If we have a better soccer culture — one of the goals of everything from soccer field-building to promotion/relegation — does anyone doubt we’ll end up with better players?
U.S. Soccer can’t simply flip a switch and repeal the birth-year mandate. They’ve asked thousands of teams to reconfigure once already. No point in making them do it again.
Here’s what USSF can do:
Make a distinction between elite leagues and everything else, and let the elite leagues stay on birth-year groups.
The Development Academy and ECNL will be “elite.” Leagues that feed into U.S. Youth Soccer national championships — most likely just the top divisions — will be “elite.” (Leagues that feed into U.S. Club Soccer national … look, U.S. Club Soccer shouldn’t be running “national championships” aside from ECNL in the first place, but that’s another rant.)
These leagues start at U12 (probably should be U14, but that’s also another rant) and attract players who have advanced well past the introductory phase of the game. They have to get through intense tryouts to make it this far, and playing with friends isn’t the priority here.
Other travel leagues and recreational leagues can start phasing out the birth-year groups at will.
This process won’t really take that long. The reason we’re not making an immediate transition is because we don’t want to break up teams — again. But under the birth-year groups, you have to break up teams when they hit high school or college anyway. A team might have half its players taking a season off to play high school soccer, and then you have to reconfigure anyway.
So maybe next fall, if we’re talking about a league that starts travel at U9, have birth-year groups at U16 and U17. (U19 is often combined U18-U19 anyway — frankly, there’s no reason to have U18 at all.) Let U15 go back to school-year (or Aug. 1 or whatever makes sense). Have birth-year at lower age groups where you’re trying to keep teams together.
Clarify, once and for all, that recreational leagues never had to be on birth-year in the first place.

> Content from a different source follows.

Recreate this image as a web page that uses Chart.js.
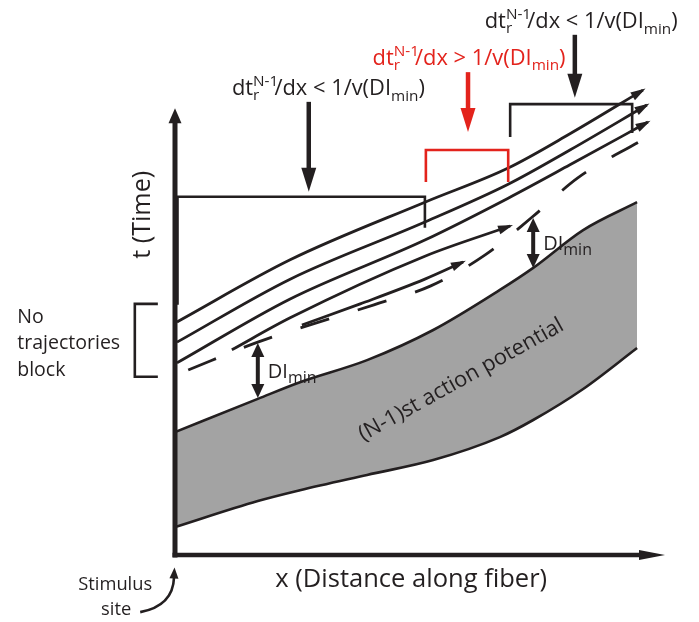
<!DOCTYPE html>
<html>
<head>
<meta charset="utf-8">
<title>Trajectories, DI min</title>
<script src="https://cdn.jsdelivr.net/npm/chart.js@4.4.1/dist/chart.umd.min.js"></script>
<style>
  html, body { margin: 0; padding: 0; background: #fff; }
  #chart { display: block; }
</style>
</head>
<body>
<canvas id="chart" width="699" height="622"></canvas>
<script>
// --- DATA (arbitrary units: x = distance along fiber, t = time) ---

// (N-1)st action potential band
const bandX      = [0, 1.69, 2.55, 3.92, 5.27, 6.63, 7.31, 8.33, 9.43];
const bandTop    = [2.73, 3.47, 3.84, 4.33, 5.00, 5.89, 6.38, 7.22, 7.84];
const bandBottom = [0.62, 1.20, 1.44, 1.78, 2.11, 2.62, 3.00, 3.69, 4.60];

// DI_min boundary (dashed)
const limitX = [0.27, 1.69, 4.06, 5.22, 6.33, 7.29, 8.22, 9.53];
const limitT = [4.11, 4.73, 5.56, 5.98, 6.67, 7.51, 8.38, 9.22];

// trajectories (all end with an arrow)
const trajAX = [0.04, 2.35, 5.10, 6.80, 8.06, 9.55];
const trajAT = [5.18, 6.56, 7.84, 8.60, 9.36, 10.33];
const trajBX = [0.04, 2.35, 5.10, 6.80, 8.06, 9.63];
const trajBT = [4.73, 6.13, 7.40, 8.24, 9.00, 10.00];
const trajCX = [0.04, 2.35, 5.10, 6.80, 8.06, 9.65];
const trajCT = [4.27, 5.69, 7.00, 7.93, 8.67, 9.62];
const trajDX = [1.16, 2.35, 5.10, 6.84];
const trajDT = [4.56, 5.27, 6.64, 7.31];
const trajEX = [2.59, 3.78, 5.10, 5.88];
const trajET = [5.11, 5.58, 6.13, 6.51];

// DI_min double arrows: x, t bottom, t top
const diX      = [1.69, 7.31];
const diBottom = [3.49, 6.38];
const diTop    = [4.71, 7.49];

// --- ESTILO ---
const FONT = '"Open Sans", "DejaVu Sans", sans-serif';
const INK = '#231f20';
const RED = '#e3231c';
const GRAY = '#a3a3a3';

const pts = (xs, ys) => xs.map((x, i) => ({ x: x, y: ys[i] }));

function traj(xs, ys) {
    return {
        data: pts(xs, ys),
        borderColor: INK,
        borderWidth: 2.8,
        pointRadius: 0,
        fill: false,
        cubicInterpolationMode: 'monotone',
        arrowHead: true
    };
}

// --- UTILIDADES DE DIBUJO ---
function head(ctx, tx, ty, dx, dy, len, half, color) {
    const m = Math.hypot(dx, dy) || 1;
    const ux = dx / m, uy = dy / m;
    ctx.fillStyle = color;
    ctx.beginPath();
    ctx.moveTo(tx, ty);
    ctx.lineTo(tx - ux * len - uy * half, ty - uy * len + ux * half);
    ctx.lineTo(tx - ux * len + uy * half, ty - uy * len - ux * half);
    ctx.closePath();
    ctx.fill();
}

function fitSize(ctx, text, width) {
    ctx.font = `20px ${FONT}`;
    return 20 * width / ctx.measureText(text).width;
}

// dt_r^{N-1}/dx < 1/v(DI_min)
function rateLabel(ctx, cx, base, op, color, size, draw) {
    const sm = size * 0.7;
    const rest = '/dx ' + op + ' 1/v(DI';
    ctx.font = `${size}px ${FONT}`;
    const wDt = ctx.measureText('dt').width;
    const wRest = ctx.measureText(rest).width;
    const wClose = ctx.measureText(')').width;
    ctx.font = `${sm}px ${FONT}`;
    const wScript = ctx.measureText('N-1').width * 0.85;
    const wMin = ctx.measureText('min').width;
    const total = wDt + wScript + wRest + wMin + wClose;
    if (!draw) return total;

    let x = cx - total / 2;
    ctx.fillStyle = color;
    ctx.textAlign = 'left';
    ctx.textBaseline = 'alphabetic';
    ctx.font = `${size}px ${FONT}`;
    ctx.fillText('dt', x, base); x += wDt;
    ctx.font = `${sm}px ${FONT}`;
    ctx.fillText('r', x, base + size * 0.22);
    ctx.fillText('N-1', x, base - size * 0.42);
    x += wScript;
    ctx.font = `${size}px ${FONT}`;
    ctx.fillText(rest, x, base); x += wRest;
    ctx.font = `${sm}px ${FONT}`;
    ctx.fillText('min', x, base + size * 0.25); x += wMin;
    ctx.font = `${size}px ${FONT}`;
    ctx.fillText(')', x, base);
    return total;
}

// --- ANOTACIONES (en unidades de datos) ---
const rateLabels = [
    { x: 3.13, t: 10.22, op: '<', color: INK },
    { x: 6.00, t: 10.89, op: '>', color: RED },
    { x: 8.29, t: 11.71, op: '<', color: INK }
];
const downArrows = [
    { x: 2.73, from: 10.07, to: 8.07, color: INK },
    { x: 5.98, from: 10.73, to: 9.40, color: RED },
    { x: 8.16, from: 11.56, to: 10.16, color: INK }
];
const brackets = [
    { xs: [0, 0, 5.10, 5.10], ts: [5.56, 7.96, 7.96, 7.27], color: INK },
    { xs: [5.12, 5.12, 6.80, 6.80], ts: [8.29, 9.00, 9.00, 8.29], color: RED },
    { xs: [6.84, 6.84, 9.33, 9.33], ts: [9.29, 10.02, 10.02, 9.38], color: INK },
    { xs: [-0.35, -0.82, -0.82, -0.35], ts: [5.58, 5.58, 3.96, 3.96], color: INK }
];

const sketchLayer = {
    id: 'sketchLayer',
    afterDatasetsDraw(chart) {
        const ctx = chart.ctx;
        const px = v => chart.scales.x.getPixelForValue(v);
        const py = v => chart.scales.y.getPixelForValue(v);
        ctx.save();
        ctx.lineCap = 'butt';
        ctx.lineJoin = 'miter';

        // puntas de flecha de las trayectorias
        chart.data.datasets.forEach((ds, i) => {
            if (!ds.arrowHead) return;
            const el = chart.getDatasetMeta(i).data;
            const p = el[el.length - 1], q = el[el.length - 2];
            let bx = p.cp1x, by = p.cp1y;
            if (bx === undefined || Math.hypot(p.x - bx, p.y - by) < 1) { bx = q.x; by = q.y; }
            const m = Math.hypot(p.x - bx, p.y - by);
            const ux = (p.x - bx) / m, uy = (p.y - by) / m;
            head(ctx, p.x + ux * 3, p.y + uy * 3, ux, uy, 15, 4.5, INK);
        });

        // corchetes
        brackets.forEach(b => {
            ctx.strokeStyle = b.color;
            ctx.lineWidth = 2.6;
            ctx.beginPath();
            b.xs.forEach((x, i) => {
                const X = px(x) + (x === 0 ? 2.5 : 0);
                if (i === 0) ctx.moveTo(X, py(b.ts[i])); else ctx.lineTo(X, py(b.ts[i]));
            });
            ctx.stroke();
        });

        // flechas verticales superiores
        downArrows.forEach(a => {
            const X = px(a.x), y0 = py(a.from), y1 = py(a.to);
            ctx.strokeStyle = a.color;
            ctx.lineWidth = 4.5;
            ctx.beginPath();
            ctx.moveTo(X, y0);
            ctx.lineTo(X, y1 - 18);
            ctx.stroke();
            head(ctx, X, y1, 0, 1, 24, 7.5, a.color);
        });

        // flechas dobles DI_min
        diX.forEach((x, i) => {
            const X = px(x), yb = py(diBottom[i]), yt = py(diTop[i]);
            ctx.strokeStyle = INK;
            ctx.lineWidth = 4;
            ctx.beginPath();
            ctx.moveTo(X, yt + 10);
            ctx.lineTo(X, yb - 10);
            ctx.stroke();
            head(ctx, X, yt, 0, -1, 14, 6.5, INK);
            head(ctx, X, yb, 0, 1, 14, 6.5, INK);
        });

        // ejes
        ctx.strokeStyle = INK;
        ctx.fillStyle = INK;
        ctx.lineWidth = 5;
        ctx.beginPath();
        ctx.moveTo(px(0), py(0) + 2.5);
        ctx.lineTo(px(0), py(9.93) + 12);
        ctx.stroke();
        head(ctx, px(0), py(9.93), 0, -1, 15, 6.5, INK);
        ctx.lineWidth = 4.5;
        ctx.beginPath();
        ctx.moveTo(px(0) - 2.5, py(0));
        ctx.lineTo(px(10) - 20, py(0));
        ctx.stroke();
        head(ctx, px(10), py(0), 1, 0, 26, 5, INK);

        // flecha curva "Stimulus site"
        ctx.lineWidth = 2.6;
        ctx.beginPath();
        ctx.moveTo(px(-0.71), py(-1.27));
        ctx.quadraticCurveTo(px(-0.04), py(-1.13), px(-0.02), py(-0.50));
        ctx.stroke();
        head(ctx, px(-0.01), py(-0.28), 0.05, -1, 11, 4.5, INK);

        // textos
        const rateSize = 20 * 193 / rateLabel(ctx, 0, 0, '<', INK, 20, false);
        rateLabels.forEach(l => rateLabel(ctx, px(l.x), py(l.t), l.op, l.color, rateSize, true));

        ctx.fillStyle = INK;
        ctx.textBaseline = 'alphabetic';
        ctx.textAlign = 'left';
        diX.forEach((x, i) => {
            const X = px(x) + 10;
            const base = py((diTop[i] + diBottom[i]) / 2) + 7;
            ctx.font = `20px ${FONT}`;
            ctx.fillText('DI', X, base);
            const w = ctx.measureText('DI').width;
            ctx.font = `16px ${FONT}`;
            ctx.fillText('min', X + w, base + 5);
        });

        const noSize = fitSize(ctx, 'trajectories', 103);
        ctx.font = `${noSize}px ${FONT}`;
        ctx.fillText('No', px(-3.22), py(5.16));
        ctx.fillText('trajectories', px(-3.22), py(4.58));
        ctx.fillText('block', px(-3.22), py(3.98));

        ctx.textAlign = 'center';
        const stimSize = fitSize(ctx, 'Stimulus', 74);
        ctx.font = `${stimSize}px ${FONT}`;
        ctx.fillText('Stimulus', px(-1.22), py(-0.78));
        ctx.fillText('site', px(-1.20), py(-1.33));

        ctx.textBaseline = 'middle';
        ctx.font = `${fitSize(ctx, 'x (Distance along fiber)', 272)}px ${FONT}`;
        ctx.fillText('x (Distance along fiber)', px(4.82), py(-0.56));

        ctx.save();
        ctx.translate(px(-0.65), py(7.56));
        ctx.rotate(-Math.PI / 2);
        ctx.font = `${fitSize(ctx, 't (Time)', 88)}px ${FONT}`;
        ctx.fillText('t (Time)', 0, 0);
        ctx.restore();

        ctx.save();
        ctx.translate(px(5.84), py(3.89));
        ctx.rotate(-29 * Math.PI / 180);
        ctx.font = `${fitSize(ctx, '(N-1)st action potential', 231)}px ${FONT}`;
        ctx.fillText('(N-1)st action potential', 0, 0);
        ctx.restore();

        ctx.restore();
    }
};

// --- GRÁFICO ---
const ctx = document.getElementById('chart').getContext('2d');
const chart = new Chart(ctx, {
    type: 'line',
    data: {
        datasets: [
            {
                data: pts(bandX, bandTop),
                borderColor: INK, borderWidth: 2.6, pointRadius: 0,
                cubicInterpolationMode: 'monotone',
                fill: '+1', backgroundColor: GRAY
            },
            {
                data: pts(bandX, bandBottom),
                borderColor: INK, borderWidth: 2.6, pointRadius: 0,
                cubicInterpolationMode: 'monotone',
                fill: false
            },
            {
                data: pts(limitX, limitT),
                borderColor: INK, borderWidth: 2.8, pointRadius: 0,
                cubicInterpolationMode: 'monotone',
                borderDash: [30, 30],
                fill: false
            },
            traj(trajAX, trajAT),
            traj(trajBX, trajBT),
            traj(trajCX, trajCT),
            traj(trajDX, trajDT),
            traj(trajEX, trajET)
        ]
    },
    options: {
        responsive: false,
        animation: false,
        devicePixelRatio: 1,
        layout: { padding: { left: 175, right: 34, top: 15, bottom: 67 } },
        scales: {
            x: { type: 'linear', min: 0, max: 10, display: false },
            y: { type: 'linear', min: 0, max: 12, display: false }
        },
        plugins: {
            legend: { display: false },
            tooltip: { enabled: false },
            filler: { drawTime: 'beforeDatasetsDraw' }
        }
    },
    plugins: [sketchLayer]
});
</script>
</body>
</html>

Again, a few of them weren’t. AYSO should’ve simply said they’re not going to do it. They can go back to school-year or other age groups immediately — they bust up teams every season already. (Which they shouldn’t, but that, too, is another rant. Actually, I recently ranted about this and some of the other “another rants” above.)
So if you run a rec league for middle schoolers, great. Kindergartners? Great. High schoolers? Great. (Tons of players don’t make their high school teams, so a rec league can keep them involved.)
One question some of you surely have by now: Why do we care so much about “teams”? Aren’t we all club-centric by now? Shouldn’t we want kids to move up and down between teams?
A lot of clubs say they’re club-centric and will move players from B-team to A-team from week to week. How many actually do it?
And that’s OK — to an extent. Ideally, a club would have the following in each age group:
- An A-team in an elite league with a fluid roster, calling players up from lower teams as needed.
- Several teams in other leagues and lower divisions. (As argued in the last rant, the pyramid should ultimately reach down to rec teams as well.)
- A no-commitment free-play option. And maybe some of these players can fill in on the other teams.
If a player moves on to a DA, ECNL or other elite team permanently, so be it. We certainly don’t want to slam that door. Everyone else should be allowed to play with friends at convenient practice fields — as they will when they play college intramurals and adult amateur soccer.
And then we’ll build that soccer culture, which is quite clearly about something more than forcing kids into a soccer-development machine at age 4.